Biobanks and biorepositories play a crucial role in the development and advancement of the research and medical field. For example, in 2008, the Asklepios Clinic that specializes in thoracic diseases founded a biobank. 11 years later, the biobank contained both solid and liquid biospecimens from about 4,000 patients. Some of the biospecimens include peritumor tissue from various bronchial carcinomas, solid tumors, metastasized tissue, tissue from benign malignancies, cell pellets, pleural effusions, serum, bronchoalveolar lavage fluids, plasma, and more. This biobank is also integrated into the German Center for Lung Research where biobanks collect samples per the harmonized Standard Operation Procedures. This ensures the quality of the biospecimen. Informed consent is obtained from the patients. Despite the various factors and challenges, biobanks and biorepositories aim to produce high-quality specimens that are suitable for various scientific researches. Solid samples are often snap frozen using liquid nitrogen and stored at -80°C as this process guarantees the conservation of biological processes.
Biobanks are an important part of research infrastructures where it provides samples for various scientific purposes. The random samples are compiled into cohorts that can be categorized into specific therapies or diseases. The characteristics of the samples must be preserved throughout the collection, processing, and storage phases. This ensures that there is as little alteration as possible. Stabilization of the expression pattern may also be necessary if the samples are to be used for the analysis of mRNA expression. In various post mortem or ex vivo conditions, some authors were also able to demonstrate overall DNA and RNA stability along with the preservation of the global expression profile. However, a fraction of mRNAs has been observed to have changed in the expression patterns. These changes are even more pronounced if the specimen is exposed to room temperature instead of being kept on ice. This is believed to be due to the degradation process and transcriptional changes such as lack of oxygen.

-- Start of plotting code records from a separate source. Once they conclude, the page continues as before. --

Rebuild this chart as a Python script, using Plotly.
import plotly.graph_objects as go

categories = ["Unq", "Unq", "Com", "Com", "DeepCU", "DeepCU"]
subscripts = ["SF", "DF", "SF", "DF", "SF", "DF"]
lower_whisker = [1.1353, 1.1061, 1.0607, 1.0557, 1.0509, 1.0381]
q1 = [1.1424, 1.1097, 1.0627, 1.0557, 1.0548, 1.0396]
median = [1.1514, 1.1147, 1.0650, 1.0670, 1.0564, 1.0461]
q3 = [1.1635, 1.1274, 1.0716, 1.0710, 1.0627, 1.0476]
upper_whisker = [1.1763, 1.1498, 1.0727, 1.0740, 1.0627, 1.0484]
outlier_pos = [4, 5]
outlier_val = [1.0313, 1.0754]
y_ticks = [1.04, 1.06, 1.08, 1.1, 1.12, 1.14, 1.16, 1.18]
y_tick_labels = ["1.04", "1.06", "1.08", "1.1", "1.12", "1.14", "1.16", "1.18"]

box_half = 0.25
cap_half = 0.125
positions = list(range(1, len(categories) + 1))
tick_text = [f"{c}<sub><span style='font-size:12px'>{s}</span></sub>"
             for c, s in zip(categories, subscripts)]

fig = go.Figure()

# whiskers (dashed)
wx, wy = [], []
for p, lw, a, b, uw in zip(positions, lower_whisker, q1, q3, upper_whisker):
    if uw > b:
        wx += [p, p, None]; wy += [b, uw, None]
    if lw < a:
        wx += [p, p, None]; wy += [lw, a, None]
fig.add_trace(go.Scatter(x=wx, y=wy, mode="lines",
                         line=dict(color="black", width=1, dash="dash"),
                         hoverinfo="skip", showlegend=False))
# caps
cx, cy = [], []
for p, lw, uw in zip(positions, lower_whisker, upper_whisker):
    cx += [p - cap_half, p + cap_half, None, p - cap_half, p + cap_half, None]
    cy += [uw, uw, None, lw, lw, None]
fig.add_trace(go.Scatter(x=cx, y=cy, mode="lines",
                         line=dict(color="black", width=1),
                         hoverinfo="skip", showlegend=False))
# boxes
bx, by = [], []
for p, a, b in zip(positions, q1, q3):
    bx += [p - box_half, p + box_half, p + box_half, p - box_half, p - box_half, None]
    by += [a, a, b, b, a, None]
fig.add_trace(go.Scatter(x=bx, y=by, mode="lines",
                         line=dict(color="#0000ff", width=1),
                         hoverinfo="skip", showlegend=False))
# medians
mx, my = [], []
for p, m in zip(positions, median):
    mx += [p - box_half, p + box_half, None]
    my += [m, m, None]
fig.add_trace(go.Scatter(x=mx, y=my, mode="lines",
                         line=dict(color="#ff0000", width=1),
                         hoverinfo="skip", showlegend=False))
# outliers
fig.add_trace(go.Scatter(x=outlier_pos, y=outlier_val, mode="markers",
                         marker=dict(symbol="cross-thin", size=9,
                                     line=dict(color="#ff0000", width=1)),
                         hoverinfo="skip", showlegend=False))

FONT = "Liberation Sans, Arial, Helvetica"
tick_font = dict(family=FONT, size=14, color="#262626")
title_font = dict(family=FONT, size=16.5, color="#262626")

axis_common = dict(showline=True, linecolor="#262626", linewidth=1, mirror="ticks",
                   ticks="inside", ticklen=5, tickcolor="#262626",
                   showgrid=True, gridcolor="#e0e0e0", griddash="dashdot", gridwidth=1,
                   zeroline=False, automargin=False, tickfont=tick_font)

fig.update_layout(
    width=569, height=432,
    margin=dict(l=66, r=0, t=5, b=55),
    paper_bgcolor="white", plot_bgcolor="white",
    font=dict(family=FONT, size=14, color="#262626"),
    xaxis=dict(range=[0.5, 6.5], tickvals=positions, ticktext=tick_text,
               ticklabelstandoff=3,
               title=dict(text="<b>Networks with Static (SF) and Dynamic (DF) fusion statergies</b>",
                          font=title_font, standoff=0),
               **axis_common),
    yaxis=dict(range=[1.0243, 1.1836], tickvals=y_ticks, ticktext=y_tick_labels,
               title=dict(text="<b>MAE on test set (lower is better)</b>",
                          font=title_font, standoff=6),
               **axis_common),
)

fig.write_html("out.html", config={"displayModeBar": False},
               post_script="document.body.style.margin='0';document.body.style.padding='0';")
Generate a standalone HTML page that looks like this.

To ensure the preservation of the in vivo expression profile, samples can be collected in a standardized way and ensuring that the duration between harvesting and freezing is kept short. Some methods to minimize inter-sample variability include standardizing the samples once it has arrived in the lab, reducing duration between sample acquisition to freezing, and using protective reagents. One of the reagents known as RNAlater is a high salt ammonium sulfate aqueous solution that is specifically used to stabilize RNA. Several studies showed the preservation of expression profiles using RNAlater versus shock frozen tissue. This is also seen when the biospecimens are analyzed using RNA expression microarray analysis and real-time polymerase chain reaction (PCR). In RNAlater stabilized tissue, DNA for PCR analysis can also be extracted. However, the possibility of analysis of protein from these samples remains uncertain. It has been proven that the quantitative proteomic analysis between samples that are preserved using RNAlater and snap-frozen yield comparable results. However, more experiments are necessary before recommending the widespread use of RNAlater for proteomic and protein research.
Another reagent is known as ProtectAll also helps to stabilize DNA, RNA, and proteins. Compared to RNAlater, it has a major disadvantage as tissue preserved using ProtectAll cannot be cut on a microtome and stained for analysis. This is due to the reason where event at -80°C, ProtectAll remains gelatinous and not frozen making it impossible for samples to be sectioned. The use of RNAlater has several major advantages:
· Direct placement of samples into the preserving agent at the site of extraction
· Omission of liquid nitrogen handling as it can be dangerous and expensive
· Stabilization of nucleic acids especially RNAs.
However, it is important to note that the preservation of tissue samples using RNAlater is not as abrupt compared to shock freezing in liquid nitrogen as it needs to diffuse into the samples. This means that the samples have to be incubated in RNAlater for a minimum duration of 24 hours to ensure that there is sufficient absorption of the reagent before it is frozen. The reagent will inhibit the enzymatic activities present in the tissue samples during this time.
RNA degradation that occurs after the tissue has been withdrawn from the body may occur due to the presence of RNAses that degrade RNA and the altered environment such as decreased oxygen supply. In both cases, changes in gene expression are expected. It is important to not allow the samples to thaw during the shipping and distribution process. This is another reason why RNAlater is greatly advantageous as the RNA in a sample that is snap frozen degrades immediately after thawing while it is maintained in samples preserved using RNAlater.
Ultimately, RNAlater is a reagent that has many benefits in clinical biobanking. When compared to snap freezing using liquid nitrogen, the samples preserved using RNAlater is of the same quality in terms of mRNA expression and overall RNA quality.
References:
Lindner M, Morresi-Hauf A, Stowasser A, Hapfelmeier A, Hatz RA, Koch I. Quality assessment of tissue samples stored in a specialized human lung biobank. PLoS One. 2019; 14(4): e0203977.